### Figure scripts:
+-------+

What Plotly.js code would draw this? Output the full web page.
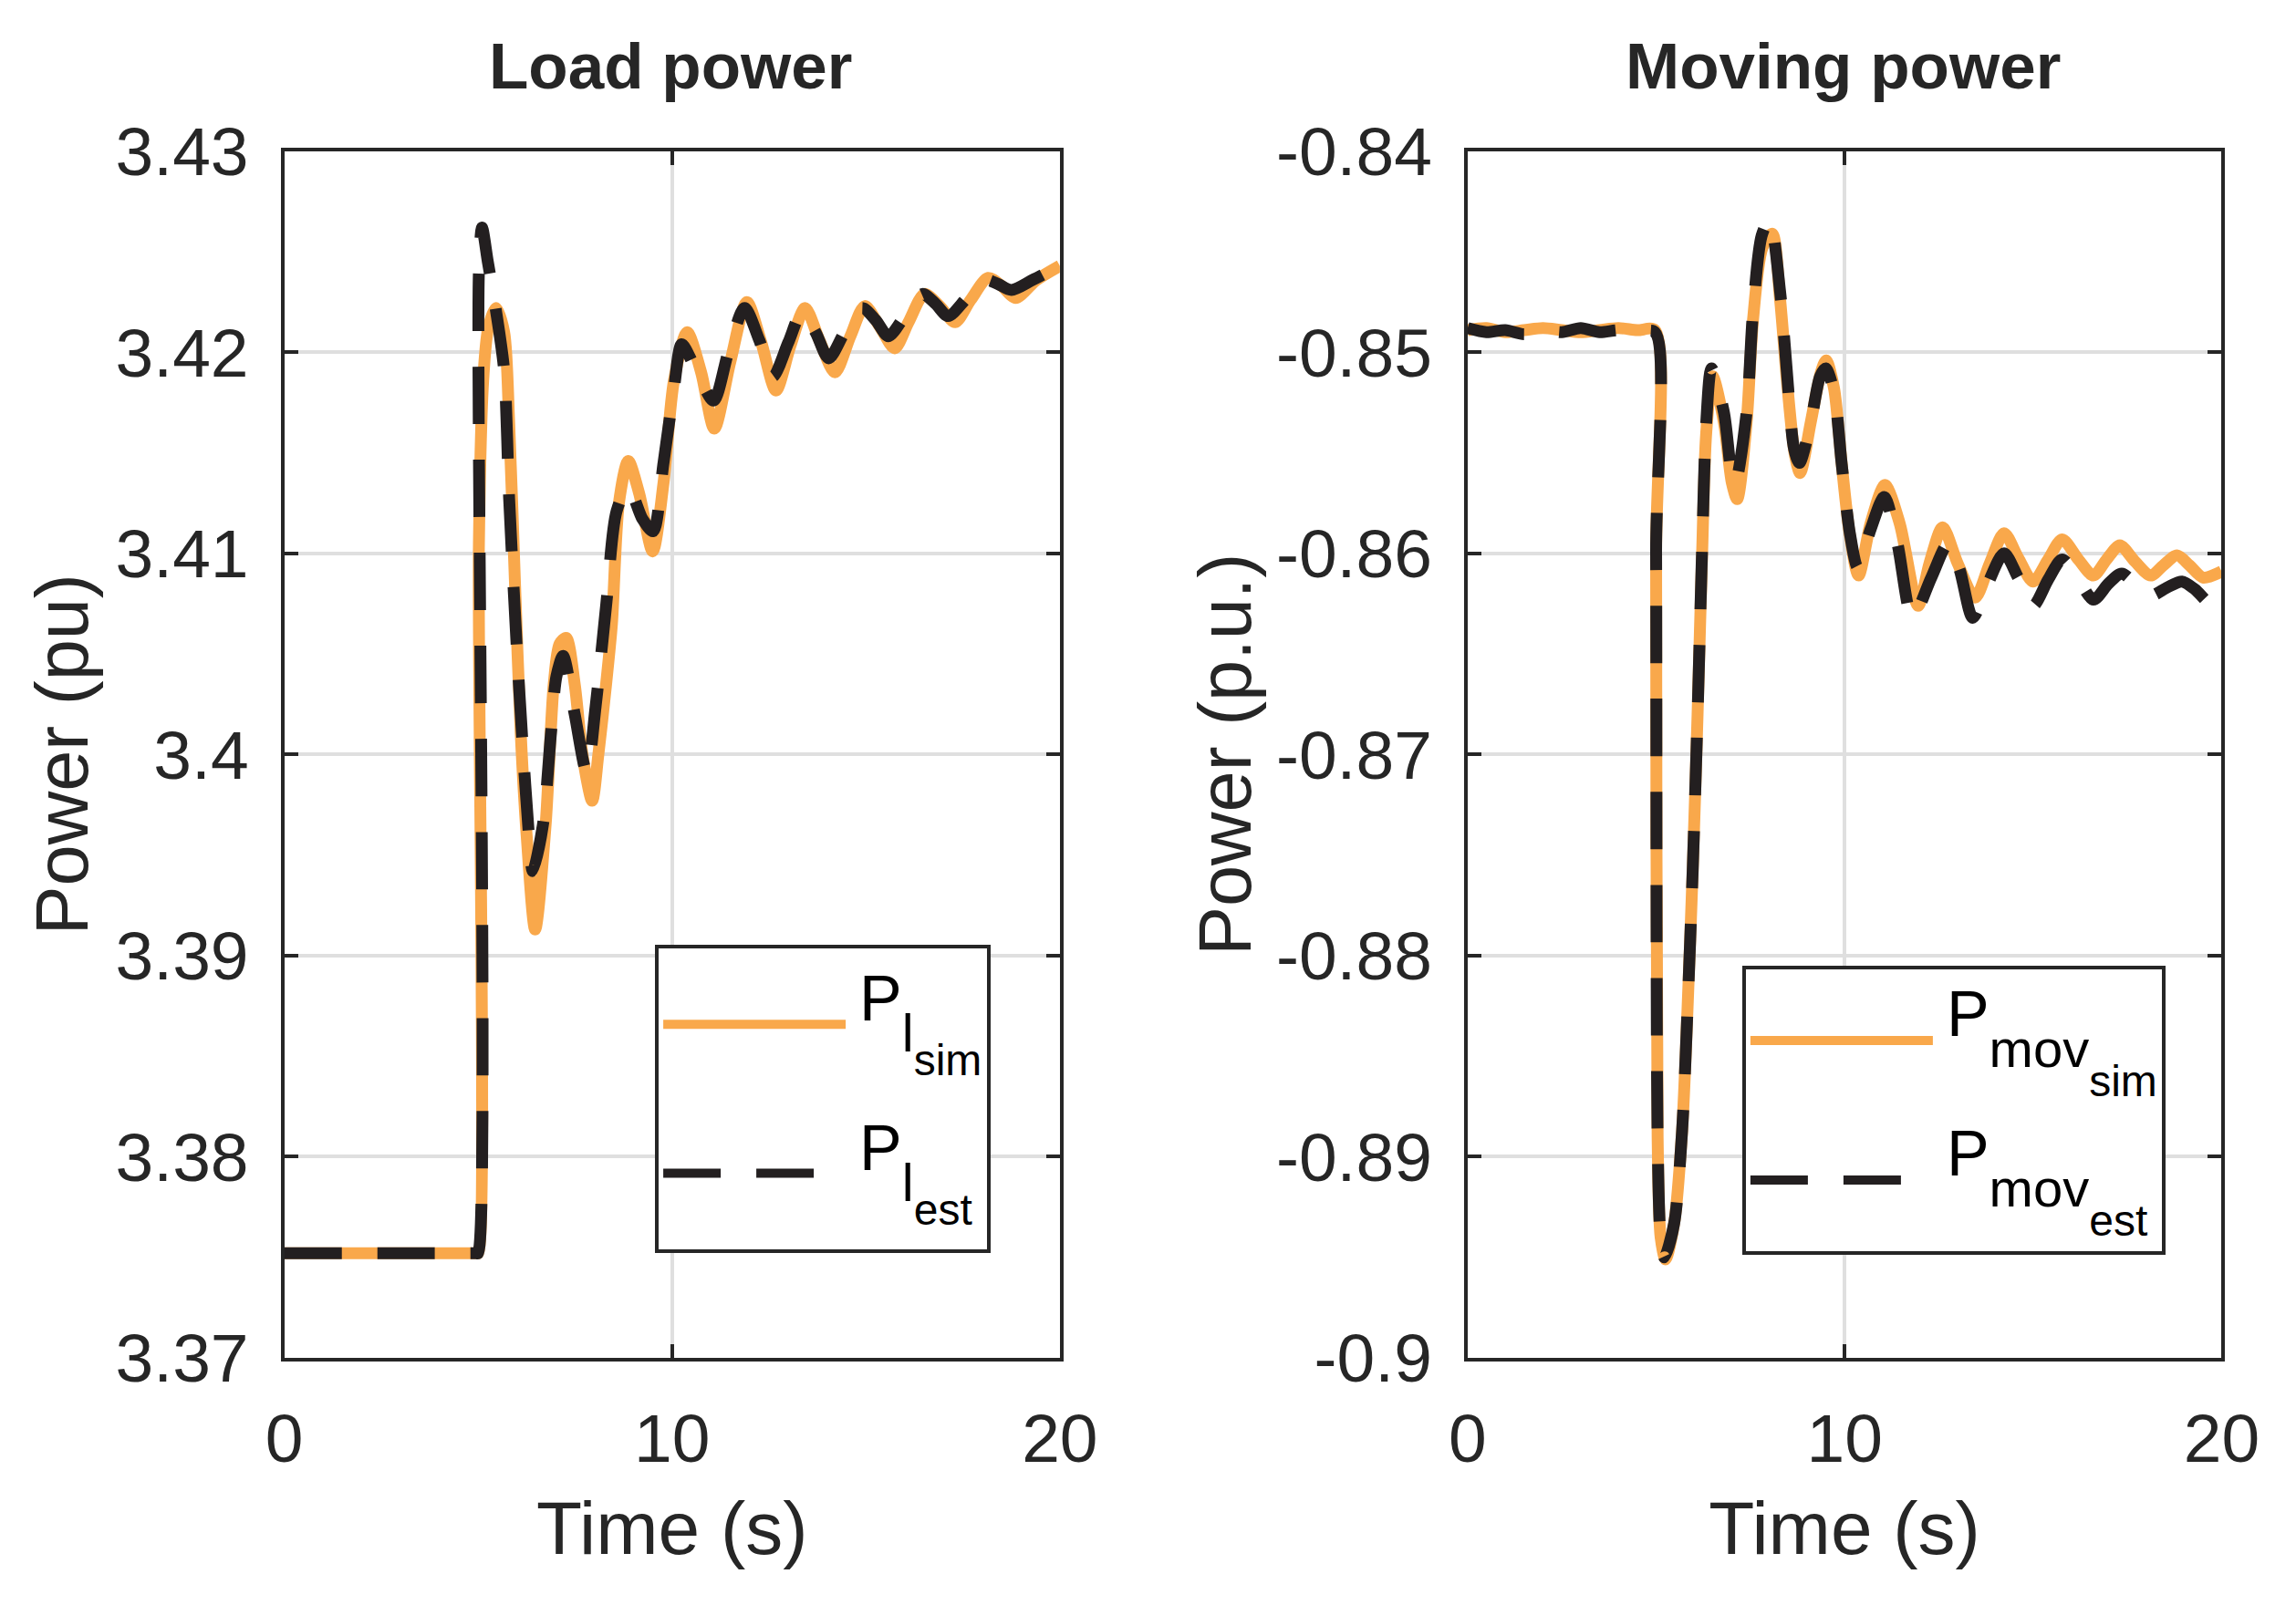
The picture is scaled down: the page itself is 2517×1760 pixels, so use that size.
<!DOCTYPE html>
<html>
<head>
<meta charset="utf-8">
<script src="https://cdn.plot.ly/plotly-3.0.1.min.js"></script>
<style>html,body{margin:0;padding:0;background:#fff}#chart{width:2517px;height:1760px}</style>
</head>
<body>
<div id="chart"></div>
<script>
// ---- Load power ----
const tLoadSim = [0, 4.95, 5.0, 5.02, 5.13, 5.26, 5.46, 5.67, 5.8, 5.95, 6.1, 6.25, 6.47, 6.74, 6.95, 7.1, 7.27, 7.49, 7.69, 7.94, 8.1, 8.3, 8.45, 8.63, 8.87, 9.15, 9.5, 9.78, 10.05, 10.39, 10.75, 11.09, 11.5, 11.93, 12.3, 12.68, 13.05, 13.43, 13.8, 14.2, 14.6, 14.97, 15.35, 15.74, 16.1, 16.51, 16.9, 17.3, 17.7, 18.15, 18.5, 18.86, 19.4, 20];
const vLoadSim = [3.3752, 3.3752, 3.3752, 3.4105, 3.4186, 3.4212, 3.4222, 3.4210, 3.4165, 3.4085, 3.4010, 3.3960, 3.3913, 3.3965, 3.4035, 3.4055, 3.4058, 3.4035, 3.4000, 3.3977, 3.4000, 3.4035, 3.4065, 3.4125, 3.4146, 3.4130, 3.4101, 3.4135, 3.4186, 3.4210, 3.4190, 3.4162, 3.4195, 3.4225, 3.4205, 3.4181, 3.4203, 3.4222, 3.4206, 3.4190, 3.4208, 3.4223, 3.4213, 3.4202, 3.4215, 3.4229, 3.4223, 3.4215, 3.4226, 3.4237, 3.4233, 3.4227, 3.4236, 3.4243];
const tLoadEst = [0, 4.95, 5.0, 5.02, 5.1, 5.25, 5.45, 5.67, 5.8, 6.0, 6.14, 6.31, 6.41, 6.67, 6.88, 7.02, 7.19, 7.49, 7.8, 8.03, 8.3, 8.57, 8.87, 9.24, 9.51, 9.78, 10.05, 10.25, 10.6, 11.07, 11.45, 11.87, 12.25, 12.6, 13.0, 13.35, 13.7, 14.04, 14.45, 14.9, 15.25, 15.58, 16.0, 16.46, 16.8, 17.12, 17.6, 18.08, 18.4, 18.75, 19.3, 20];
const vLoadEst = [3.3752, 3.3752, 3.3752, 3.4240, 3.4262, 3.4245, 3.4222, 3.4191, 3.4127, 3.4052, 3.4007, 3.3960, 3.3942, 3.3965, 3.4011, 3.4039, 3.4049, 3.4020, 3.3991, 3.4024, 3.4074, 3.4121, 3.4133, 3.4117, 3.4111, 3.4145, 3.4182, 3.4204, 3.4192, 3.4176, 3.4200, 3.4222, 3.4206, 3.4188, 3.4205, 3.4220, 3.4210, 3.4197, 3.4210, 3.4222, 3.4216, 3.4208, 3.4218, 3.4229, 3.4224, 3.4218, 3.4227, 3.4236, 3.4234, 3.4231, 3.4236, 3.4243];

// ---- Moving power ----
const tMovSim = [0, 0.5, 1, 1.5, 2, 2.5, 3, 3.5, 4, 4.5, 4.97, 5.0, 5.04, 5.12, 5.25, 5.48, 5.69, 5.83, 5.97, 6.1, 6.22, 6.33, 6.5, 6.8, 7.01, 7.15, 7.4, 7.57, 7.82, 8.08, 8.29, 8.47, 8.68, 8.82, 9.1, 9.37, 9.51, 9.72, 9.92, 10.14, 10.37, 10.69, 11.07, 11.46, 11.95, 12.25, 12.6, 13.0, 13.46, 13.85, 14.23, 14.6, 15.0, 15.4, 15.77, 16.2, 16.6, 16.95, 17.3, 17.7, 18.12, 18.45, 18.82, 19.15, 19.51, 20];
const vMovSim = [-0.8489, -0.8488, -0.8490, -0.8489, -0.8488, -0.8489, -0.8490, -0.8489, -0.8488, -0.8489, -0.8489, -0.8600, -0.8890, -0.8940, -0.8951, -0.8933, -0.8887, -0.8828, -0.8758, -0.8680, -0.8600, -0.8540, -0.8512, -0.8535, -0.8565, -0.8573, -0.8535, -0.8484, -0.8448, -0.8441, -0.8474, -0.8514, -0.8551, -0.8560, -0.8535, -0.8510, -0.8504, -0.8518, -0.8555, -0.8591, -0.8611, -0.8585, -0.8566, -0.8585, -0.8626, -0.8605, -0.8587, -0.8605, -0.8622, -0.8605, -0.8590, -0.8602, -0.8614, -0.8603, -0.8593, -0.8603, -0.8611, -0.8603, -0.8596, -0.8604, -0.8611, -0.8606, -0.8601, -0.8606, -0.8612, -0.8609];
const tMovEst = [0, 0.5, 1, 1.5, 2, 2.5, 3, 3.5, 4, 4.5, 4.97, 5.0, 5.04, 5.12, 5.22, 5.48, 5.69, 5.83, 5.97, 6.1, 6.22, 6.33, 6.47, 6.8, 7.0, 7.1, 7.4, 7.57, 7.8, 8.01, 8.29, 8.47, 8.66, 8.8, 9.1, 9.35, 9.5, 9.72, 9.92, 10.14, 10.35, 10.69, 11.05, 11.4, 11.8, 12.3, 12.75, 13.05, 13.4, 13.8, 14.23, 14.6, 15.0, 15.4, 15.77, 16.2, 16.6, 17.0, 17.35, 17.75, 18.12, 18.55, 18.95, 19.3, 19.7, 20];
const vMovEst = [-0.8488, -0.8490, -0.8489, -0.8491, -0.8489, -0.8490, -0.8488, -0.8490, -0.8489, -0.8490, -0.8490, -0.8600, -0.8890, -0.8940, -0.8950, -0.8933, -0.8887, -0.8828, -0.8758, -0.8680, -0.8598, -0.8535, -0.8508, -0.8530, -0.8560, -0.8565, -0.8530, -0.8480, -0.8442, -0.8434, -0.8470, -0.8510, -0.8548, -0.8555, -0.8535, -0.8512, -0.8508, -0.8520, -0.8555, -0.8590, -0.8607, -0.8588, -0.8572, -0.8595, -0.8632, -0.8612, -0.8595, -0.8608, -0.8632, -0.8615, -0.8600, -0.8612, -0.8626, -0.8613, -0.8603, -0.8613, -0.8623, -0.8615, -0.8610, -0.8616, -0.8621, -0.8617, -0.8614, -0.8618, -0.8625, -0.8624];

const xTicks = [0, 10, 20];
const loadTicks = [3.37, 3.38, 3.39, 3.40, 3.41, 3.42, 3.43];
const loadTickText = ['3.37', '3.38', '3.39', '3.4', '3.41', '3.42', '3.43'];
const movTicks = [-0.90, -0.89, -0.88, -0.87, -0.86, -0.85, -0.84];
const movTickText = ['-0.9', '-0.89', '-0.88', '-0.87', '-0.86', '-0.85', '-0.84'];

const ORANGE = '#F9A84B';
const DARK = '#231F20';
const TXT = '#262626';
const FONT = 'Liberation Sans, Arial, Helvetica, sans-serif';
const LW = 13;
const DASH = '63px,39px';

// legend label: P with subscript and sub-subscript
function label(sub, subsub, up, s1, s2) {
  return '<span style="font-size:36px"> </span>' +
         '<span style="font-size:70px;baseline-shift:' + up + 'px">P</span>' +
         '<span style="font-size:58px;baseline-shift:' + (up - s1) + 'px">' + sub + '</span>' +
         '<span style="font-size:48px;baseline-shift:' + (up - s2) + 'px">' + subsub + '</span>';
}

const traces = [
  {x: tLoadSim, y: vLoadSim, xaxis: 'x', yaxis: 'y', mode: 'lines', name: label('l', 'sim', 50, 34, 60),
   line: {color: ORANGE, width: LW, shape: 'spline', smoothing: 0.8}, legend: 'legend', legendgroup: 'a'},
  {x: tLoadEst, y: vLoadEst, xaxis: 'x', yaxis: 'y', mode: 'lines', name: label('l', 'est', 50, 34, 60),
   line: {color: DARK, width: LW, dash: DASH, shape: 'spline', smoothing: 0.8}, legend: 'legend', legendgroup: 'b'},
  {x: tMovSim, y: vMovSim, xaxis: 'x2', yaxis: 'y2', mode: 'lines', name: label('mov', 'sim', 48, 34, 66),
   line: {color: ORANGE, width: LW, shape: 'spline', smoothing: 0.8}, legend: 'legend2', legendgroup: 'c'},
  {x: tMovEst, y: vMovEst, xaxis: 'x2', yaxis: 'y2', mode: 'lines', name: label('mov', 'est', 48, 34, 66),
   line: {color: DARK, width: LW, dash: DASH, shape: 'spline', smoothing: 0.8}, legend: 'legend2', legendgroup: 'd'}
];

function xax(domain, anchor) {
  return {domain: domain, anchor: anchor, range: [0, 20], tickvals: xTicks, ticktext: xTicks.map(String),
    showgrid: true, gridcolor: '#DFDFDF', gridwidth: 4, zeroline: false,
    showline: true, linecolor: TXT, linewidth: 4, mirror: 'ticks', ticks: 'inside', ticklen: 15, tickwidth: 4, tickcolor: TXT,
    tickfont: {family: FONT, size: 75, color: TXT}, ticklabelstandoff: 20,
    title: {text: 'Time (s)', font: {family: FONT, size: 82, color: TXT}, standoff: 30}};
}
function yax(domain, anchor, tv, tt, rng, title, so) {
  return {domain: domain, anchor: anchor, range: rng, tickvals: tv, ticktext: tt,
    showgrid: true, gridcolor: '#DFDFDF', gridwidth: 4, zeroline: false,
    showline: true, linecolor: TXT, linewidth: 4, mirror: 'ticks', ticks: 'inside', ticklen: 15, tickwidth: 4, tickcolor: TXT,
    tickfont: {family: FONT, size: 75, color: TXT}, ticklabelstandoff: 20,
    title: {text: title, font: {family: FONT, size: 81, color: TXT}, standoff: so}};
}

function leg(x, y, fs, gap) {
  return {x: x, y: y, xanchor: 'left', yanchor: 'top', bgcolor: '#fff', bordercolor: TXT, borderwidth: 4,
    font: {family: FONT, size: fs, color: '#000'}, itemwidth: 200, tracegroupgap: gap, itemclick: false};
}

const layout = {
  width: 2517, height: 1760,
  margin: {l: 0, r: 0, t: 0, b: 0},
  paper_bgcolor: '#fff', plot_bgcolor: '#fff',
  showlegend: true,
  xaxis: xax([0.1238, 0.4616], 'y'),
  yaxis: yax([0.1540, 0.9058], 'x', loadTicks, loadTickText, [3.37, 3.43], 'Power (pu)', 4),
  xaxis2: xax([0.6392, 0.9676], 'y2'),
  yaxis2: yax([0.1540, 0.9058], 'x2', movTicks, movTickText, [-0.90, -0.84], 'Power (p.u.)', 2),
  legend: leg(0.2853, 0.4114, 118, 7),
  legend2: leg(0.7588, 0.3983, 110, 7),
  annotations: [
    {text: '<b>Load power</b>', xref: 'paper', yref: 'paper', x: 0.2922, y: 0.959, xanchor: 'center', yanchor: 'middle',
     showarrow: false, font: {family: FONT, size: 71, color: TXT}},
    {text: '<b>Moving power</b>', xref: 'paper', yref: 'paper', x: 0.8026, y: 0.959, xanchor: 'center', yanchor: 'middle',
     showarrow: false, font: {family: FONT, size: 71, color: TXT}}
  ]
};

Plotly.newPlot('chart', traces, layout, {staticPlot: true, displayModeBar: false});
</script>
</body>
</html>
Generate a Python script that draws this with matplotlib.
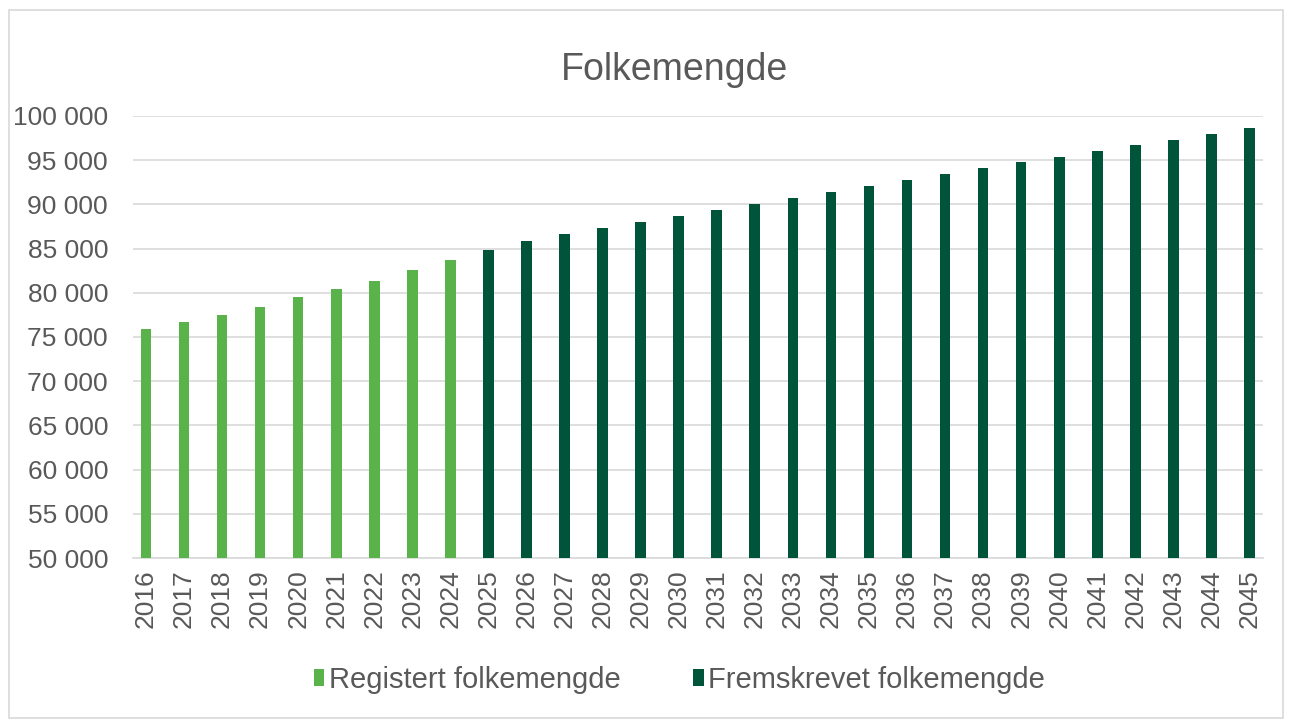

+-------+

### Job:
Across the entries above, how many lines contain "this"? Provide only the count.

### Exercise result:
2